Wybiegłam za nią, ale jedyne co widziałam to to, że nie biegła wzdłuż ulicy. Musiała wskoczyć na czyjąś posesję. Pytałam ludzi - nikt nic nie zauważył. Z tż-em przeszukaliśmy szybko okolicę. Nic. Porozwieszałam ogłoszenia, przed północą jeszcze chodziliśmy. Zostawiliśmy miseczkę na noc, powiadomiliśmy sąsiadów.

Dziś cały czas też przeszukiwałam coraz szerzej okolicę, łącznie jest 76 ogłoszeń, ale mam świadomość, że to kropla w morzu potrzeb. Jutro dodrukuję jeszcze ze 100 (nie mam w domu drukarki).

Wiem, że muszę przejechać się do urzędu miasta, do supermarketu, do lecznic - zostawić ogłoszenia gdziekolwiek się da. W internecie też powinien być ślad, ale na razie działałam w terenie.
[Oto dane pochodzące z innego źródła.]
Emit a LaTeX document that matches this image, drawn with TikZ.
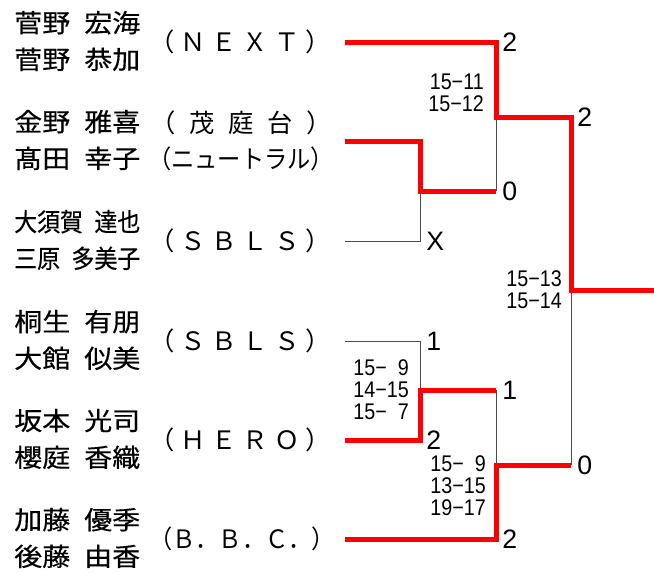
\documentclass[tikz,border=0pt]{standalone}
\usepackage{fontspec}
\usepackage{graphicx}
\setmainfont{Liberation Sans}
\newfontfamily\jp{Noto Sans CJK JP}
\newfontfamily\jpb[FakeBold=0.4]{Noto Sans CJK JP}
\newfontfamily\narrow[FakeStretch=0.87]{Liberation Sans}
\usetikzlibrary{positioning}
\newcommand\pname[2]{\resizebox{94.5pt}{\height}{#1\enspace #2}}
\newcommand\spread[1]{\makebox[136.5pt][s]{#1}}
\newcommand\squeeze[1]{\resizebox{139.5pt}{\height}{#1}}

\begin{document}
\begin{tikzpicture}[x=0.75pt, y=-0.75pt, win/.style={red, line width=3.75pt}, lose/.style={black!70, line width=0.75pt},
  player/.style={anchor=west, inner sep=0pt, align=left, font=\jpb\fontsize{19}{27.5}\selectfont},
  team/.style={inner sep=0pt, align=center, font=\jp\fontsize{19}{27.5}\selectfont},
  result/.style={anchor=west, inner sep=0pt, font=\fontsize{20}{24}\selectfont},
  games/.style={anchor=east, inner sep=0pt, align=right, font=\narrow\fontsize{17}{16.5}\selectfont}]
\useasboundingbox (0,0) rectangle (654,572);
\begin{scope}
\node[player] (n1) at (14,41) {\pname{菅野}{宏海}\\\pname{菅野}{恭加}};
\node[player] (n2) at (14,140) {\pname{金野}{雅喜}\\\pname{髙田}{幸子}};
\node[player] (n3) at (14,240) {\pname{大須賀}{達也}\\\pname{三原}{多美子}};
\node[player] (n4) at (14,340) {\pname{桐生}{有朋}\\\pname{大館}{似美}};
\node[player] (n5) at (14,439) {\pname{坂本}{光司}\\\pname{櫻庭}{香織}};
\node[player] (n6) at (14,538) {\pname{加藤}{優季}\\\pname{後藤}{由香}};
\node[team] (t1) at (240,42) {\spread{（\hfill Ｎ\hfill Ｅ\hfill Ｘ\hfill Ｔ\hfill ）}};
\node[team] (t2) at (241,141) {\spread{（\hfill 茂\hfill 庭\hfill 台\hfill ）}\\\squeeze{（ニュートラル）}};
\node[team] (t3) at (240,241) {\spread{（\hfill Ｓ\hfill Ｂ\hfill Ｌ\hfill Ｓ\hfill ）}};
\node[team] (t4) at (240,341) {\spread{（\hfill Ｓ\hfill Ｂ\hfill Ｌ\hfill Ｓ\hfill ）}};
\node[team] (t5) at (240,440) {\spread{（\hfill Ｈ\hfill Ｅ\hfill Ｒ\hfill Ｏ\hfill ）}};
\node[team] (t6) at (242,539) {\squeeze{（Ｂ．\hfill Ｂ．\hfill Ｃ．\hfill ）}};
\end{scope}
\begin{scope}
\coordinate (a1) at (345,42);
\coordinate (a2) at (345,141);
\coordinate (a3) at (345,241);
\coordinate (a4) at (345,341);
\coordinate (a5) at (345,440);
\coordinate (a6) at (345,539);
\coordinate (m1) at (420,191);
\coordinate (m2) at (420,390);
\coordinate (k1) at (496,191);
\coordinate (k2) at (496,390);
\coordinate (q1) at (496,117);
\coordinate (q2) at (496,465);
\coordinate (k3) at (571,465);
\coordinate (f) at (571,290);
\coordinate (w) at (654,290);
\draw[lose] (a3) -| (m1);
\draw[lose] (k1) -- (q1);
\draw[lose] (a4) -| (m2);
\draw[lose] (k2) -- (q2);
\draw[lose] (k3) -- (f);
\draw[win] (a1) -| (q1) -| (f) -- (w);
\draw[win] (a2) -| (m1) -- (k1);
\draw[win] (a5) -| (m2) -- (k2);
\draw[win] (a6) -| (q2) -- (k3);
\end{scope}
\begin{scope}
\node[result] (r1) at (502,42) {2};
\node[result] (r2) at (502,191) {0};
\node[result] (r3) at (426,241) {X};
\node[result] (r4) at (426,341) {1};
\node[result] (r5) at (426,440) {2};
\node[result] (r6) at (502,390) {1};
\node[result] (r7) at (502,539) {2};
\node[result] (r8) at (577,117) {2};
\node[result] (r9) at (577,465) {0};
\node[games] (g1) at (484,92.5) {15−11\\15−12};
\node[games] (g2) at (562,289.5) {15−13\\15−14};
\node[games] (g3) at (409,389.5) {15−\phantom{0}9\\14−15\\15−\phantom{0}7};
\node[games] (g4) at (486,486) {15−\phantom{0}9\\13−15\\19−17};
\end{scope}
\end{tikzpicture}
\end{document}
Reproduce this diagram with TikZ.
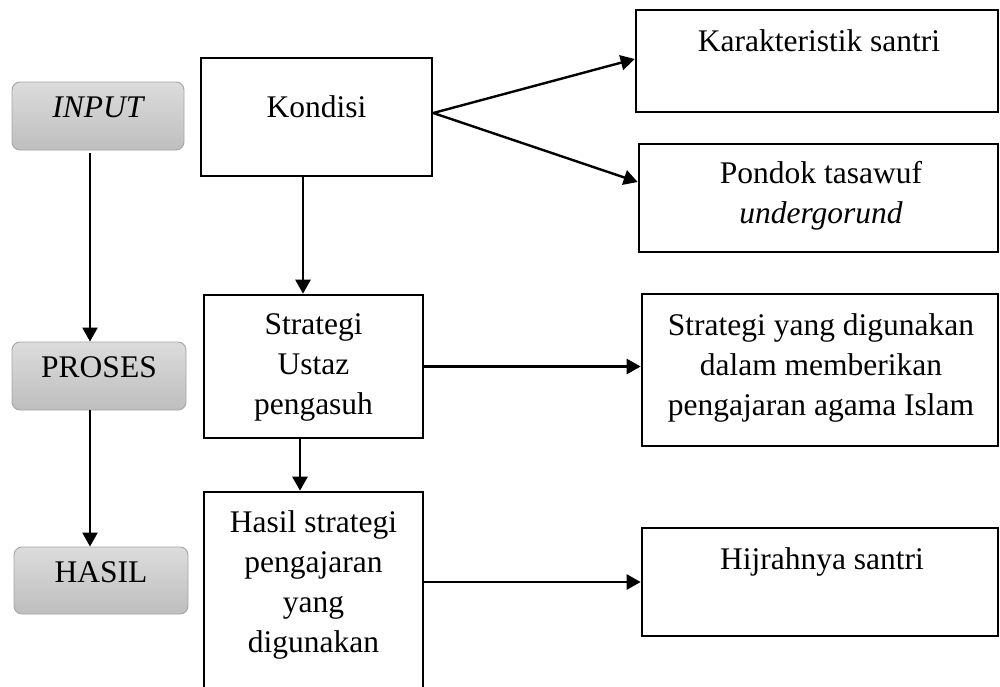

Chyba można powiadomić straże zwierzęce itp., schroniska...

Nasza okolica jest - jak to niektórzy określają "w miarę bezpieczna" - czyli okolica domków jednorodzinnych, które ciągną się hen, hen. Ale są też ulice, tory. Dużo ludzi ma zwierzęta. W duchu modlę się, że Frida przyjdzie do kogoś jak będzie głodna. Sprawdzałam też miejsca, do których wiem, że chodza okoliczne wychodzące koty. Nic. Wiem, że muszę porozwieszać ogłoszenia jeszcze w stronę lasku (takiego bardziej parku). Wszędzie. A ona może być wszędzie.

Jestem zrozpaczona. Budziłam się dziś całą noc, bo wydawało mi się, że przyszła na taras. Ale nie. Ona nocowała gdzieś na dworze, głodna. Nigdy sobie tego nie wybaczę...
Gdyby jeszcze wymknęła się w okolicy jej znajomej, trafiła z powrotem do pani, która ją dokarmiała... A tu??

Wiem, że posypią się na mnie "życzliwe" komentarze, ale piszę jak jest. Jeśli ktoś zechciałby pomóc nie mi, ale Fridzie - i zrobić jakieś ogłoszenia w internecie lub powiadomić jakieś "siły" - będę zobowiązana.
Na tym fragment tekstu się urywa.